Sollte es jedoch zu einem Konzert oder einer kulturellen Veranstaltung gehen ist es kein Problem sich in sein Auto zu setzen. Manchmal dauert dies nicht mal länger als wenn man von einer Großtstadt mit den öffentlichen Verkehrsmitteln von einem bis zum anderen Ende zu fahren.
Wir lieben es zu Reisen. Mein Mann und unsere gemeinsamen Kinder haben schon einige Orte in und außerhalb Europas kennengelernt. Doch eins fällt uns immer wieder auf: Wir sind schwer zu begeistern. Es ist eigentlich fast unmöglich, dass wir von einem Ort verzaubert sind. Lange Zeit dachte ich, dass es an mir liegt. Ich habe kein Auge für etwas oder bin einfach ein schwieriger Mensch. Denn wirklich jedesmal wenn mir von Bekannten und Freunden besondere Städte und Orte empfohlen wurden, war ich enttäuscht.

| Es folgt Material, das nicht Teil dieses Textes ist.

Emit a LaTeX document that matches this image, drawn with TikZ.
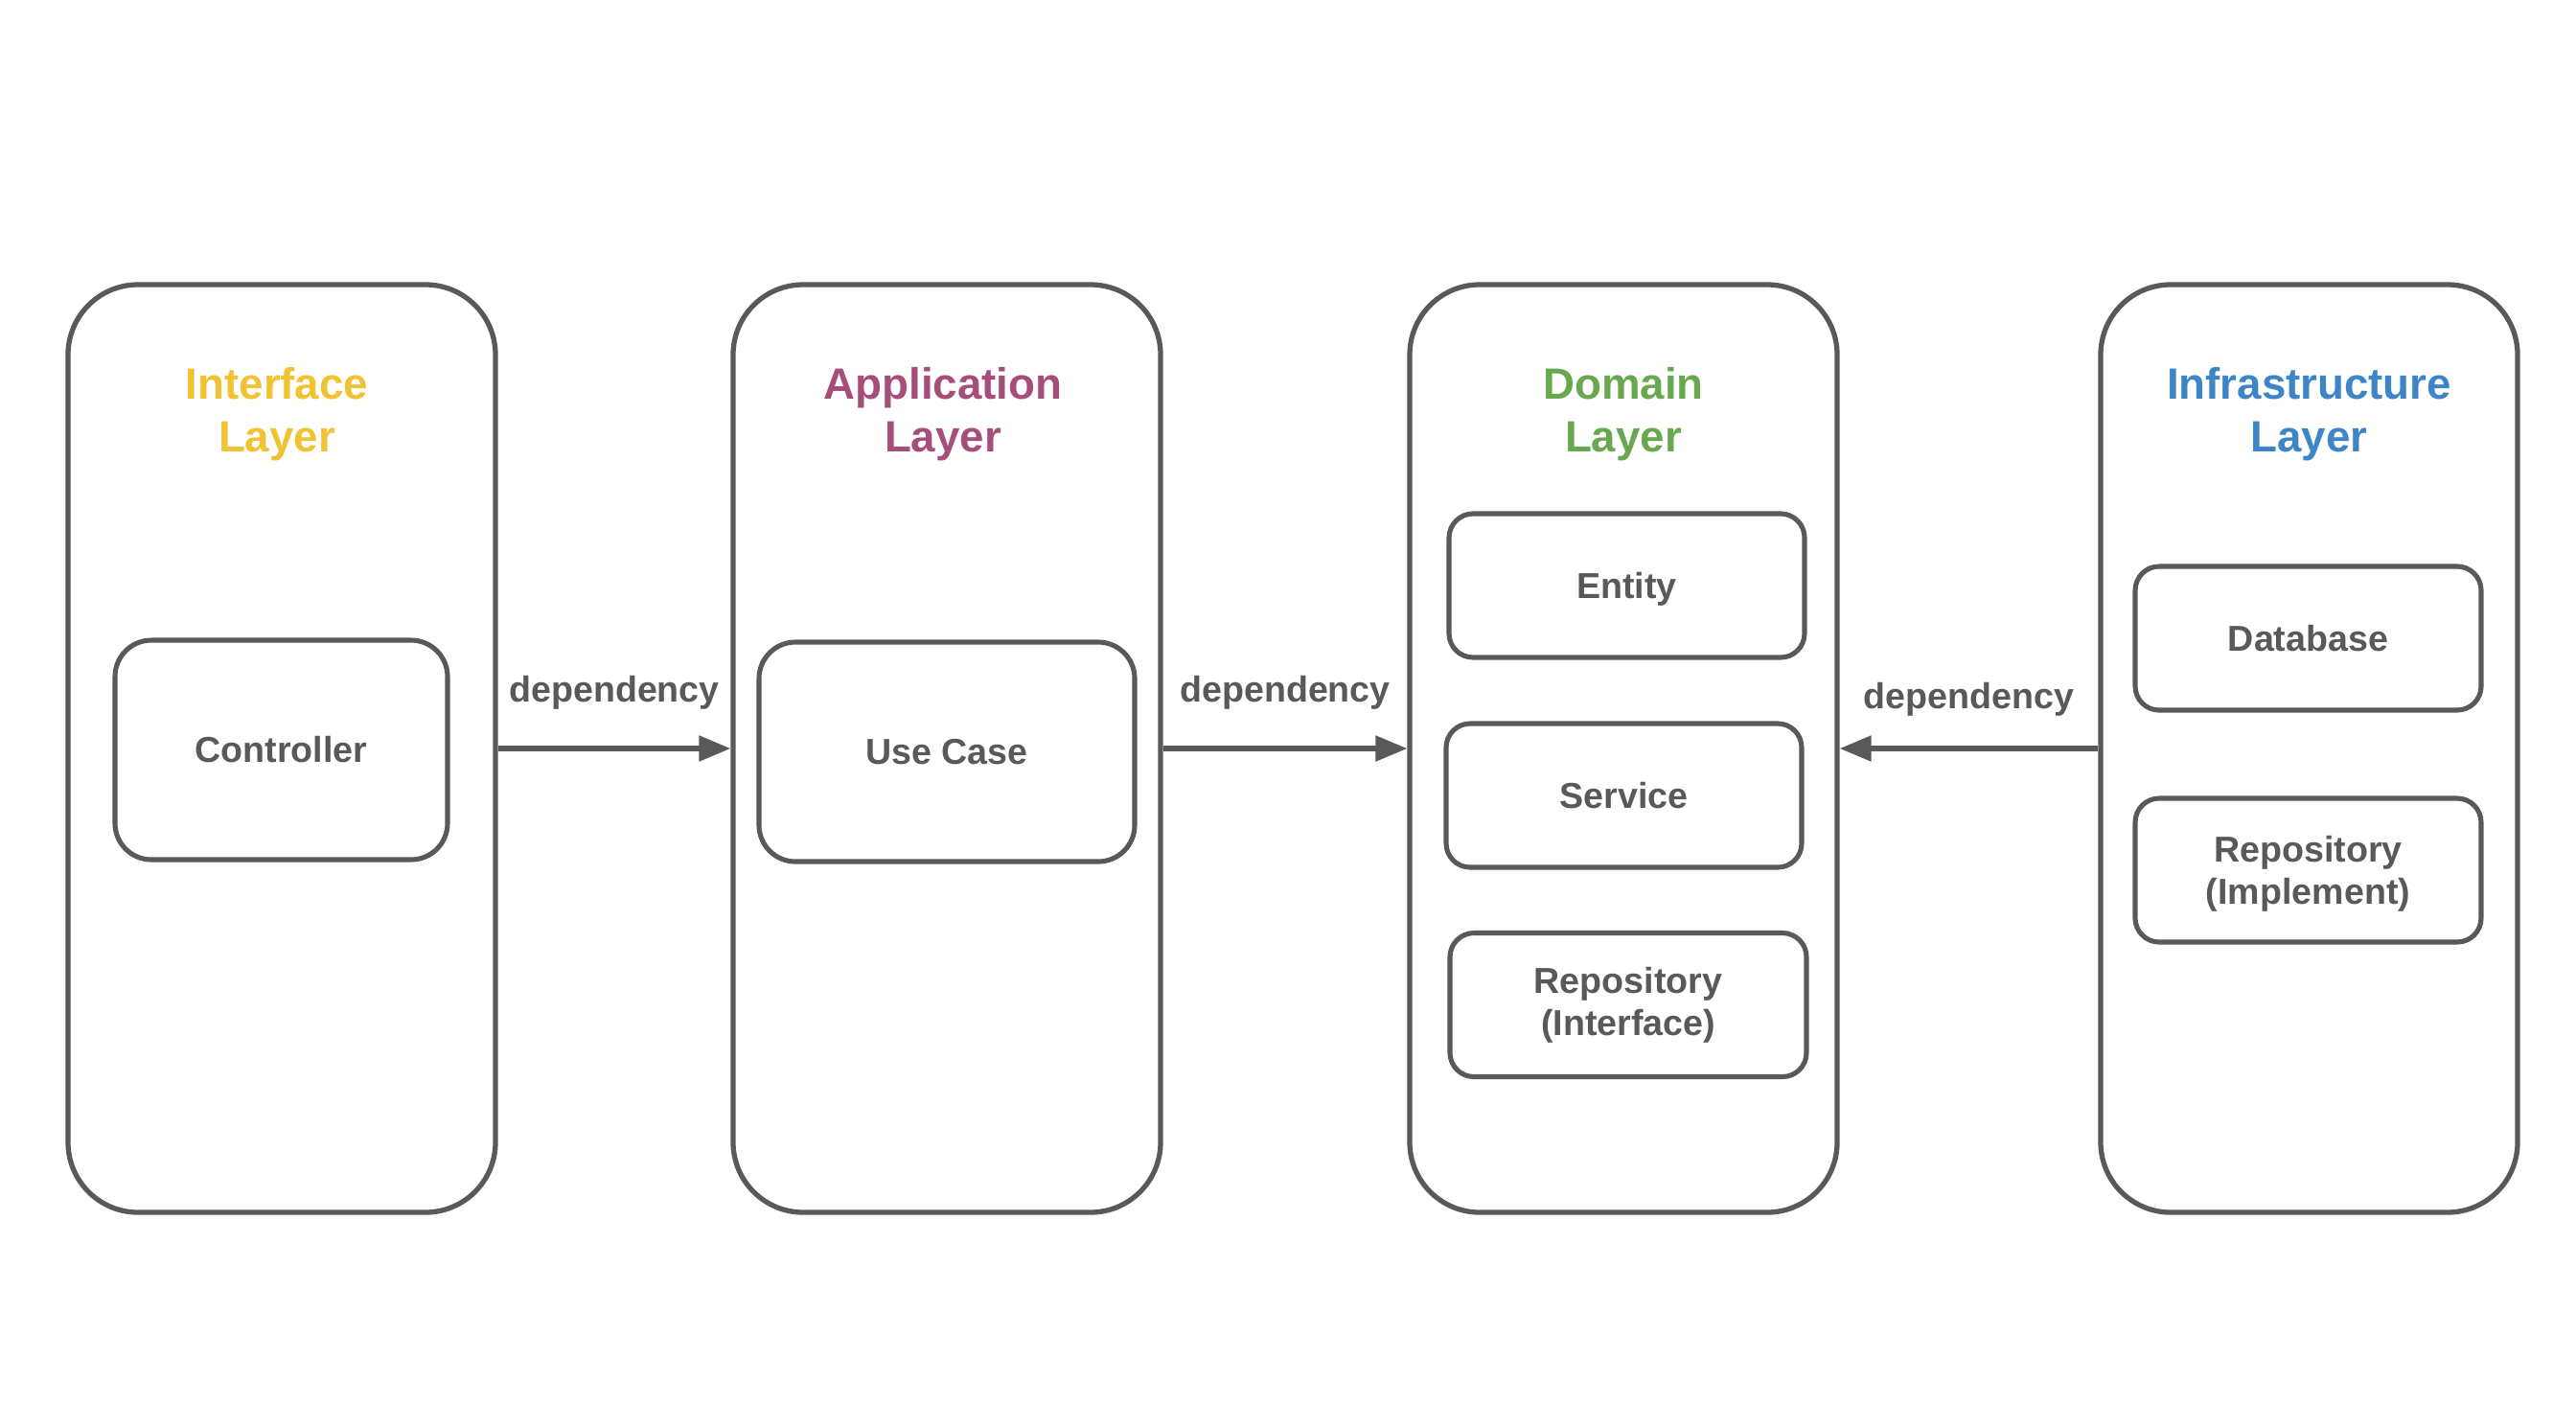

Irgendwann fiel es mir wie Schuppen von den Augen. Wie soll mich etwas begeistern, wenn ich wirklich an einem der schönsten Orte wohne – In Goslar am Harz. Zugegeben, wir haben keine atemberaubenden Berge wie in den Alpen und auch kein glasklares türkises Meer wie in der Karibik, aber die wirklich bei weitem schönste Altstadt, die ich jemals gesehen habe. Aus dem Grund interessieren mich meist die Altstadt und die Innenstadt kaum, da es fast unmöglich ist mich zu beeindrucken. Leider wird man blind und sieht die Schönheit nicht mehr, da man mit ihr aufgewachsen ist. Die schönen Gassen, das besondere Fachwerk und der Zauber wird kaum wahrgenommen.
Ich fühle mich in keinem Punkt meines Lebens eingeschränkt in meinem Geburtsort zu leben. Es erfüllt mich sogar ein wenig mit Stolz, dass meine Kinder in der selben Stadt geboren sind wie ihre Eltern, ihre Großeltern und ihre Urgroßeltern. In seiner Heimat zu leben heißt nicht, dass man ein Kleingeist ist, welcher nichts von der Welt gesehen hat und zurückgezogen lebt. Es bedeutet für mich mit sich im Reinen zu sein, nicht auf der der ständigen Jagd nach etwas Neuen oder einem Bild von sich selbst zu sein. Sich eine neue Heimat zu kreieren, da man keinerlei Bezug zu seinem zu Hause hat. Heimat ist für mich nicht nur der Ort wo meine geliebten Menschen sind, sondern der Ort, an den ich den Großteil meines Lebens verbracht habe.
Ein wichtiger Punkt ist auch der Wandel unserer Städte. Wie soll die Zukunft aussehen? Sollen in etlichen Jahren alle Menschen nur noch in den fancy Städten leben, damit man ein jugendlicher und hipper Mensch ist? Wunderschönste Städte verfallen und es wird sich über die zu hohen Mieten in Wunschstädten echauffiert. Natürlich kann kein Meeresbiologe im Harz wohnen, aber ein Großteil der Jobs kann man auch in seiner Heimat ausüben, wenn man es denn will. Manchmal führt einen auch die Liebe weg aus der Heimat – denn meist findet man die Liebe seines Lebens nicht im Geburtsort. Dann gibt es meist einen Part, der leider sein zu Hause aufgeben muss. Für mich wäre es eine extreme Entscheidung gewesen – Wie es bei mir ausgegangen wäre, musste ich zum Glück niemals in Erfahrung bringen.